_What to produce_. Where a line contains the word "this", copy that line in full.

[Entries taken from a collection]
________________

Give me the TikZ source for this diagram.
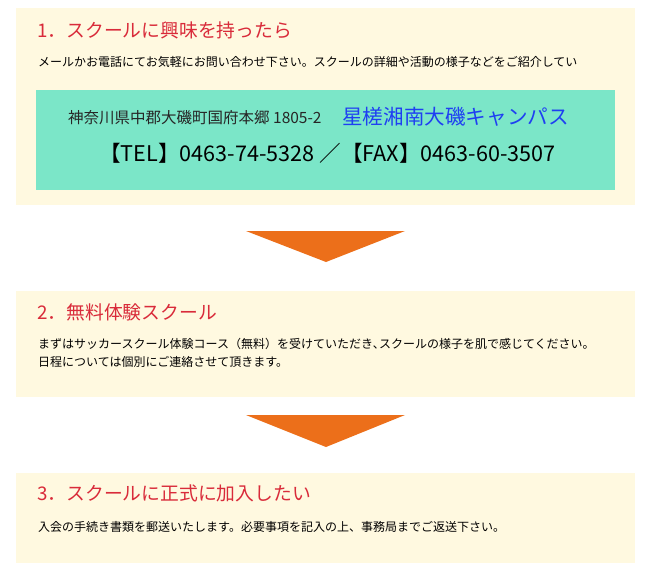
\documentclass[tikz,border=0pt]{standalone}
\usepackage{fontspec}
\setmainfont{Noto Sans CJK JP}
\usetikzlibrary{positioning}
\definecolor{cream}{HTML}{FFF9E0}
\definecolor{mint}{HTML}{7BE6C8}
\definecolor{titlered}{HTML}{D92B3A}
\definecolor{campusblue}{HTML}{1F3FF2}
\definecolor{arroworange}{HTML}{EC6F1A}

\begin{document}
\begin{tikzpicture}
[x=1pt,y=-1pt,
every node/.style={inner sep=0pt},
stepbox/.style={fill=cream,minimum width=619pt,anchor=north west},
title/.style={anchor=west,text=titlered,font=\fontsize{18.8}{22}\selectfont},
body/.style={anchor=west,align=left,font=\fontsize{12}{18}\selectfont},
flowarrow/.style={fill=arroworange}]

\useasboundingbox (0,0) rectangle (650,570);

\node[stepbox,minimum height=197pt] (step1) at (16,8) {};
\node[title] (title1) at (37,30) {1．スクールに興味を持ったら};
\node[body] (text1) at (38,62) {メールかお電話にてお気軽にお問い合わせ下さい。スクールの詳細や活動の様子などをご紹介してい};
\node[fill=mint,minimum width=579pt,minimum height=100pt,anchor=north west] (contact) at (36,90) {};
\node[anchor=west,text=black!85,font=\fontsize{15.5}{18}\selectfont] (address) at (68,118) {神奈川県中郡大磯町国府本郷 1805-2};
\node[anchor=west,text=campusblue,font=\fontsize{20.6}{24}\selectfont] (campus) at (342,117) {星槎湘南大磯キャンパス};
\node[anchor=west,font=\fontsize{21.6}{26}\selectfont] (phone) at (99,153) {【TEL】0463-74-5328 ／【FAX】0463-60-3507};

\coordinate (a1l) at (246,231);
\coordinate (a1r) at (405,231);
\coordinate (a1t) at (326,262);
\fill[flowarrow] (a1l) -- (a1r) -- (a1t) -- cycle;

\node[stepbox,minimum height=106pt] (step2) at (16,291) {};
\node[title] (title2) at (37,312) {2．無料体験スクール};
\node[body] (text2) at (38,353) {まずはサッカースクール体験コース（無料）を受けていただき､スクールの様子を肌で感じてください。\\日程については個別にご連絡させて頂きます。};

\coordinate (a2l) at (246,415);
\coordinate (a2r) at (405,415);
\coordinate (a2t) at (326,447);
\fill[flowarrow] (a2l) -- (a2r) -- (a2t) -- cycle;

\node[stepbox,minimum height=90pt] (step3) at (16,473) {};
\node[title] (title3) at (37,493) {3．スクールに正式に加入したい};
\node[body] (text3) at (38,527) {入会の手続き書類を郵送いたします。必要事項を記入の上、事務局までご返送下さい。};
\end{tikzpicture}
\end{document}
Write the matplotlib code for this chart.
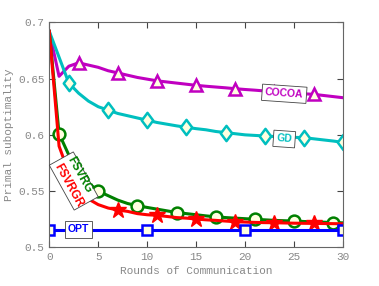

________________

_Answer below_.
Give me the TikZ source for this diagram.
Write the matplotlib code for this chart.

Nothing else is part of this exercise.